Foraging for Wild Foods: Yes You Can

“It is not so much for its beauty that the forest makes a claim upon men’s hearts, as for that subtle something, that quality of air that emanates from old trees, that so wonderfully changes and renews a weary spirit.” -Robert Louis Stevenson

It’s kind of weird that hunting and fishing are commonplace ways of procuring wild food, but it’s practically unheard of to see someone pluck an apple from a tree, or pull a wild onion out of the ground, unless it’s from their own garden. There is no shortage of edible wild foods available—fresh, free and far tastier than what you find lifeless on supermarket shelves—yet when was the last time you foraged for wild foods?

Here in California it’s not uncommon to regularly step over fallen fruits such as lemons, grapefruits and kumquats. There are plenty of stone fruits around too: peaches, plums, cherries, apples and pears—more than enough to eat in their peak season, and the rest can be preserved for a winter treat.
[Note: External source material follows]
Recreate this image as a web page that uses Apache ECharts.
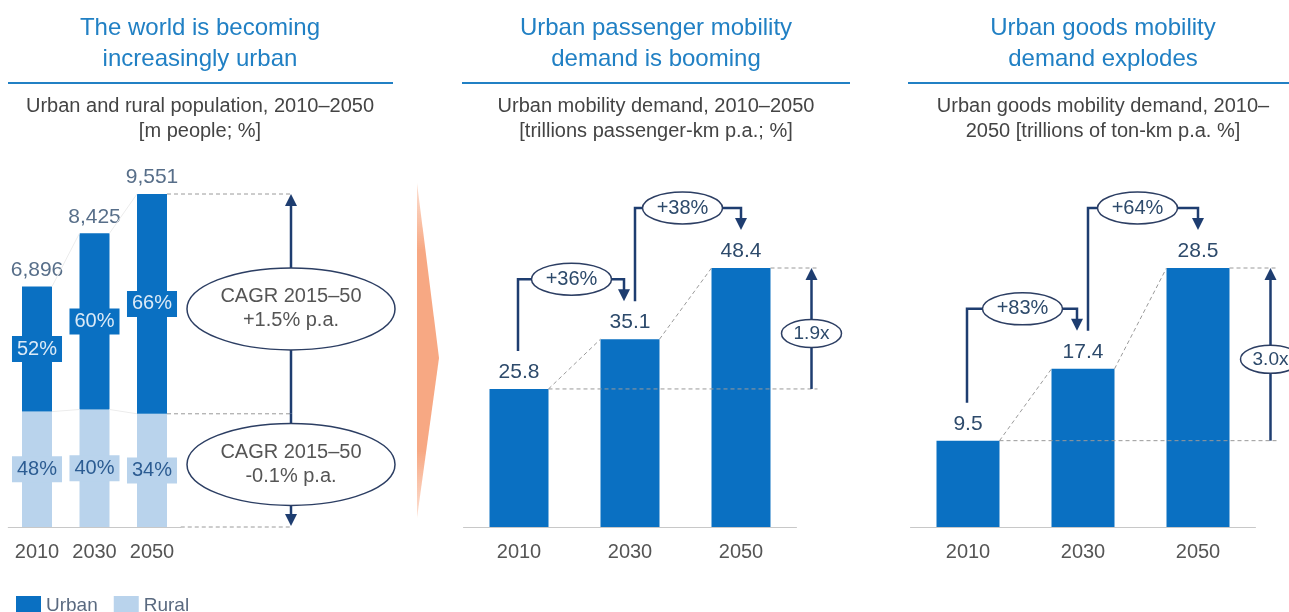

Just the other day, a friend and I climbed into a pomegranate tree in Los Feliz and snagged half a dozen of those ripe and tasty Indian apples. All right, technically we may have been trespassing, but there’s surely an argument to not letting perfectly edible food go to waste. You don’t have to break the law to forage, and you definitely don’t have to live in California either. With a guidebook, you can identify some easy regional foods safe to pluck from the canopy, the dirt, and everywhere in between. Some cities have regional meet up groups that lead foraging classes and excursions. 

Foraging can even make you money. That’s right. There’s a restaurant just a block from my house aptly named Forage. Several times a week folks can come in with mushrooms, herbs, greens and fruits that the restaurant may purchase for use in their menu. Aside from common mushrooms, much of the more exotic varieties such as lobster, wood ear, morel and trumpet are often foraged. They can bring in a pretty penny too.

Greens of all kinds like arugula, cabbage and kale, cucumbers, almonds, olives, wild blueberries, cherries, mulberries, even goji berries can be found growing wild in parts of America. But maybe the greatest thing you can find out there scavenging around is that deep connection with the natural world. Scientific studies have derermined that just five minutes in nature can improves ones mood and self-esteem. Five minutes! That’s what foragers call hitting the mother load.